Engel & Völkers, the Hamburg, Germany-based real estate company that focuses on luxury residential properties, commercial real estate and yachts, has enjoyed a robust presence in Europe, Asia and the Middle East. Having focused and developed its business in those key global markets, the firm has recently begun to pivot towards North America and expanding its presence on this side of the Atlantic.
“[Clients would say] we’ve done business with you in Zürich. We’ve done business with you in Hong Kong. Now, we want to do business with you in New York,” said Stuart Siegel, the president and chief executive officer of Engel & Völkers New York City.
Mr. Siegel, who was previously the president and chief executive officer of Sotheby’s International Realty, was tapped to lead the expansion, and in May 2014, Engel & Völkers announced it created its first office in New York and had begun to broker properties.
Today, Mr.

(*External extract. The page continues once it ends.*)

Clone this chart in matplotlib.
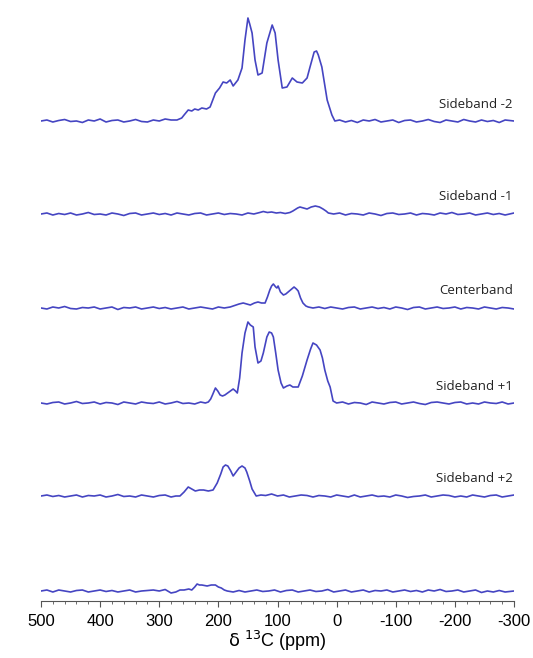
import matplotlib
matplotlib.use("Agg")
import matplotlib.pyplot as plt
from matplotlib.ticker import MultipleLocator

plt.rcParams['font.family'] = ['Liberation Sans Narrow', 'Liberation Sans', 'DejaVu Sans']
plt.rcParams['mathtext.fontset'] = 'custom'
plt.rcParams['mathtext.rm'] = 'Liberation Sans Narrow'
plt.rcParams['mathtext.it'] = 'Liberation Sans Narrow'
plt.rcParams['axes.unicode_minus'] = False

# (ppm, intensity), intensity in arbitrary units
sideband_m2 = [(500, 0), (490, 1), (480, -1), (470, 0.5), (460, 1.5), (450, -0.5), (440, 0), (430, -1.5),
               (420, 1), (410, 0), (400, 2), (390, -1), (380, 0.5), (370, 1), (360, -1), (350, 0),
               (340, 1.5), (330, -0.5), (320, -1), (310, 1), (300, 0), (290, 2), (280, 1), (270, 1),
               (262, 3), (258, 6), (251, 11), (245, 10), (240, 12), (234, 11), (228, 13), (220, 12),
               (214, 14), (205, 28), (198, 33), (192, 39), (186, 38), (180, 41), (175, 35), (167, 41),
               (160, 53), (155, 81), (150, 103), (147, 97), (143, 88), (138, 61), (133, 46), (126, 48),
               (118, 78), (109, 96), (104, 88), (99, 61), (92, 33), (84, 34), (75, 43), (67, 39),
               (58, 38), (50, 43), (45, 54), (38, 69), (34, 70), (31, 66), (25, 54), (16, 21), (8, 6),
               (3, 0), (-5, 1), (-15, -1), (-25, 0.5), (-35, -1.5), (-45, 1), (-55, 0), (-65, 1.5),
               (-75, -1), (-85, 0), (-95, 1), (-105, -1.5), (-115, 0.5), (-125, 1), (-135, -1),
               (-145, 0), (-155, 1.5), (-165, -0.5), (-175, -1.5), (-185, 1), (-195, 0), (-205, -1),
               (-215, 1.5), (-225, 0), (-235, -1), (-245, 1), (-255, -0.5), (-265, 0.5), (-275, -1.5),
               (-285, 1), (-300, 0)]
sideband_m1 = [(500, 0), (490, 1), (480, -1), (470, 0.5), (460, -0.5), (450, 1), (440, -1), (430, 0),
               (420, 1.5), (410, -0.5), (400, 0), (390, -1), (380, 1), (370, 0), (360, -1.5), (350, 0.5),
               (340, 1), (330, -1), (320, 0), (310, 1), (300, -0.5), (290, 0.5), (280, -1), (270, 1),
               (260, 0), (250, -1), (240, 0.5), (230, 1), (220, -1), (210, 0), (200, 1), (190, -0.5),
               (180, 0.5), (170, 0), (160, -1), (150, 1), (140, 0), (130, 1.5), (124, 2.5), (117, 1.5),
               (110, 2), (102, 1), (95, 1.5), (87, 0.5), (79, 1.5), (74, 3), (70, 4.5), (66, 6),
               (62, 7), (56, 6), (50, 5), (43, 7), (36, 8), (29, 7), (23, 5), (18, 3), (14, 1), (5, 0),
               (-5, 1), (-15, -1), (-25, 0.5), (-35, 0), (-45, -1), (-55, 1), (-65, 0), (-75, -1.5),
               (-85, 0.5), (-95, 1), (-105, -0.5), (-115, 0), (-125, 1), (-135, -1), (-145, 0.5),
               (-155, 0), (-165, -1), (-175, 1), (-185, 0), (-195, 1.5), (-205, -0.5), (-215, 0),
               (-225, 1), (-235, -1), (-245, 0), (-255, 1), (-265, -0.5), (-275, 0.5), (-285, -1),
               (-300, 1)]
centerband = [(500, 0), (490, -1), (480, 1), (470, 0), (460, 1.5), (450, -0.5), (440, -1), (430, 0.5),
              (420, 0), (410, 1), (400, -1), (390, 0), (380, 1), (370, -1.5), (360, 0.5), (350, 0),
              (340, 1), (330, -1), (320, 0), (310, 1), (300, -0.5), (290, 0.5), (280, -1), (270, 0),
              (260, 1), (250, -1), (240, 0), (230, 1), (220, 0), (210, -1), (200, 1), (190, 0),
              (180, 1), (175, 2), (170, 3), (165, 4), (158, 5), (152, 4), (146, 3), (139, 5),
              (133, 6), (127, 5), (121, 5), (117, 11), (113, 18), (110, 22), (107, 24), (103, 21),
              (101, 20), (99, 22), (95, 16), (90, 13), (86, 14), (82, 16), (76, 19), (72, 21),
              (68, 19), (65, 17), (61, 10), (57, 5), (52, 2), (48, 1), (40, 0), (30, 1), (20, -0.5),
              (10, 1), (0, 0), (-10, -1), (-20, 0.5), (-30, 1), (-40, -1), (-50, 0), (-60, 1),
              (-70, -0.5), (-80, 0.5), (-90, -1), (-100, 1), (-110, 0), (-120, -1.5), (-130, 0.5),
              (-140, 1), (-150, -1), (-160, 0), (-170, 1), (-180, -0.5), (-190, 0), (-200, 1),
              (-210, -1), (-220, 0.5), (-230, 0), (-240, -1), (-250, 1), (-260, 0), (-270, -1),
              (-280, 0.5), (-290, 0), (-300, -1)]
sideband_p1 = [(500, 0), (490, -1), (480, 0.5), (470, 1), (460, -1), (450, 0), (440, 1.5), (430, -0.5),
               (420, 0), (410, 1), (400, -1), (390, 0.5), (380, 0), (370, -1.5), (360, 1), (350, 0),
               (340, -1), (330, 1), (320, 0), (310, -0.5), (300, 1), (290, -1), (280, 0), (270, 1.5),
               (260, -0.5), (250, 0), (240, -1), (230, 1), (222, 0), (217, 1), (213, 4), (210, 8),
               (205, 15), (201, 12), (197, 8), (193, 7), (189, 8), (182, 11), (175, 14), (171, 12),
               (168, 10), (164, 25), (160, 50), (155, 70), (150, 81), (146, 78), (141, 76), (138, 56),
               (133, 40), (128, 42), (124, 50), (118, 66), (114, 71), (110, 70), (107, 66), (103, 50),
               (99, 33), (94, 20), (90, 15), (84, 17), (79, 18), (74, 16), (70, 16), (65, 16), (58, 27),
               (50, 43), (44, 54), (40, 60), (34, 58), (28, 53), (24, 45), (20, 33), (15, 22), (11, 16),
               (6, 2), (0, 0), (-10, 1), (-20, -1), (-30, 0.5), (-40, 0), (-50, -1.5), (-60, 1),
               (-70, 0), (-80, -1), (-90, 0.5), (-100, 1), (-110, -1), (-120, 0), (-130, 1),
               (-140, -0.5), (-150, -1.5), (-160, 0.5), (-170, 1), (-180, 0), (-190, -1), (-200, 0.5),
               (-210, 1), (-220, -1), (-230, 0), (-240, -1), (-250, 1), (-260, 0), (-270, -0.5),
               (-280, 1), (-290, -1), (-300, 0)]
sideband_p2 = [(500, 0), (490, 1), (480, -0.5), (470, 0.5), (460, -1), (450, 0), (440, 1), (430, -1),
               (420, 0.5), (410, 0), (400, 1), (390, -1), (380, 0), (370, 1.5), (360, -0.5), (350, 0),
               (340, -1), (330, 1), (320, 0), (310, -1), (300, 0.5), (290, 1), (280, -1), (272, 0),
               (265, 0), (258, 4), (251, 9), (245, 7), (239, 5), (232, 6), (225, 6), (217, 5),
               (209, 6), (202, 13), (196, 22), (192, 29), (188, 31), (184, 30), (179, 25), (175, 20),
               (170, 24), (165, 28), (160, 30), (155, 28), (152, 24), (147, 15), (143, 7), (136, 0),
               (128, 1), (120, 0.5), (110, 2), (100, 0), (90, 1), (80, -1), (70, 0), (60, 1), (50, 0.5),
               (40, -1), (30, 0.5), (20, 0), (10, -1), (0, 1), (-10, 0), (-20, -1), (-30, 1), (-40, -1),
               (-50, 0), (-60, 1), (-70, -0.5), (-80, 0), (-90, -1), (-100, 1), (-110, 0), (-120, -1.5),
               (-130, -0.5), (-140, 0), (-150, 1), (-160, -1), (-170, 0), (-180, 1), (-190, 0.5),
               (-200, -1), (-210, 0), (-220, -1), (-230, 1), (-240, 0), (-250, -1), (-260, 0.5),
               (-270, 1), (-280, -1), (-290, 0), (-300, 1)]
bottom_trace = [(500, 0), (490, 1), (480, -1), (470, 1), (460, 0), (450, -1), (440, 0.5), (430, 1),
                (420, -1), (410, 0), (400, 1), (390, -0.5), (380, 0.5), (370, -1), (360, 0), (350, 1),
                (340, -1), (330, 0), (320, 0.5), (310, 1), (300, 0), (290, 1.5), (280, -2), (272, -1),
                (265, 1), (258, 1), (250, 2), (245, 1), (240, 4), (236, 7), (232, 6), (228, 6),
                (219, 5), (212, 6), (205, 6), (200, 4), (195, 3), (190, 1), (185, 0), (175, -1),
                (165, 0.5), (155, -1), (145, 0), (135, 1), (125, -0.5), (115, 0), (105, 1), (95, -1),
                (85, 0.5), (75, 1), (65, -1), (55, 0), (45, 1), (35, -0.5), (25, 0), (15, 1.5), (5, -1),
                (-5, 0), (-15, 1), (-25, -1), (-35, 0), (-45, 1), (-55, -1), (-65, 0.5), (-75, 0),
                (-85, 1), (-95, -1), (-105, 0), (-115, 1), (-125, -0.5), (-135, 0.5), (-145, -1),
                (-155, 1), (-165, 0), (-175, 1.5), (-185, -0.5), (-195, 0), (-205, 1), (-215, -1),
                (-225, 0), (-235, 1), (-245, -1.5), (-255, 0), (-265, -1), (-275, 0.5), (-285, -1),
                (-300, 0)]

traces = [sideband_m2, sideband_m1, centerband, sideband_p1, sideband_p2, bottom_trace]
labels = ["Sideband -2", "Sideband -1", "Centerband", "Sideband +1", "Sideband +2", ""]
offsets = [480, 387, 293, 198, 105, 10]

fig = plt.figure(figsize=(5.33, 6.58), dpi=100)
ax = fig.add_axes([41 / 533, 57 / 658, 473 / 533, 591 / 658])

for data, lab, off in zip(traces, labels, offsets):
    ppm, inten = zip(*data)
    ax.plot(ppm, [v + off for v in inten], color="#4545c2", lw=1.2)
    if lab:
        ax.text(-298, off + 17, lab, ha="right", va="center", fontsize=9.5,
                family=["Open Sans", "DejaVu Sans"], color="#222222")

ax.set_xlim(500, -300)
ax.set_ylim(0, 591)
for s in ["top", "left", "right"]:
    ax.spines[s].set_visible(False)
ax.spines["bottom"].set_color("#555555")
ax.spines["bottom"].set_linewidth(0.8)
ax.set_yticks([])
ax.xaxis.set_major_locator(MultipleLocator(100))
ax.xaxis.set_minor_locator(MultipleLocator(20))
ax.tick_params(axis="x", which="major", length=4, width=0.8, color="#555555", labelsize=12, pad=5)
ax.tick_params(axis="x", which="minor", length=2, width=0.6, color="#555555")
ax.set_xlabel(r"$\delta$ $^{13}$C (ppm)", fontsize=13, labelpad=0)

fig.savefig("out.png", dpi=100)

Siegel’s group is marketing multimillion dollar residences to a largely international clientele (on the Engel & Völkers New York City website, prices are also listed in euros, as are the various languages brokers speak).
The New York branch of the company chose to make 6,000 square feet on the 11th floor of 430 Park Avenue, between East 55th and East 56th Streets, its home.
“We felt that it was important to have a Midtown location with a very recognizable address,” said Mr. Siegel. “We also wanted to be fully integrated into our corporate and national development group,” which also had a presence at the property.
The clean, modern space was designed to match the company’s brand identity. According to Peter Jensen, the design director for New York-based architecture firm G3, the space is “dressed in a neutral, but high-contrast palette,” with white and black walls with a touch of red.
“The expansion features open ceilings, exposed ductwork, and suspended lighting, creating a rugged elegance,” said Mr. Jensen, who was involved in the main aspects of the design for the space. There is also a liberal use of glass at the office, ensuring an abundance of natural light and views of Park Avenue.
“It’s a very international look,” said Mr. Siegel. “It’s not derivative of any one location or geography. It has a broad style and international appeal.”
Compact offices and bench-style workstations are used to maximize space and ensure the roughly 40 employees are comfortably situated. The setup is well-equipped for hoteling or providing workstations to employees on an as-needed basis.
“I knew I needed architects who would understand the nuances of the New York market, who could also understand, quite honestly, the wide range of work styles that real estate agents have,” said Mr. Siegel. “I have agents here that are in the office every morning at 8 a.m. They like coming in and working from office. I also have other agents who are very good, who I may see once every two or three weeks. I needed to incorporate both of those styles [into the office space] and at the same time protect the corporate brand standards.”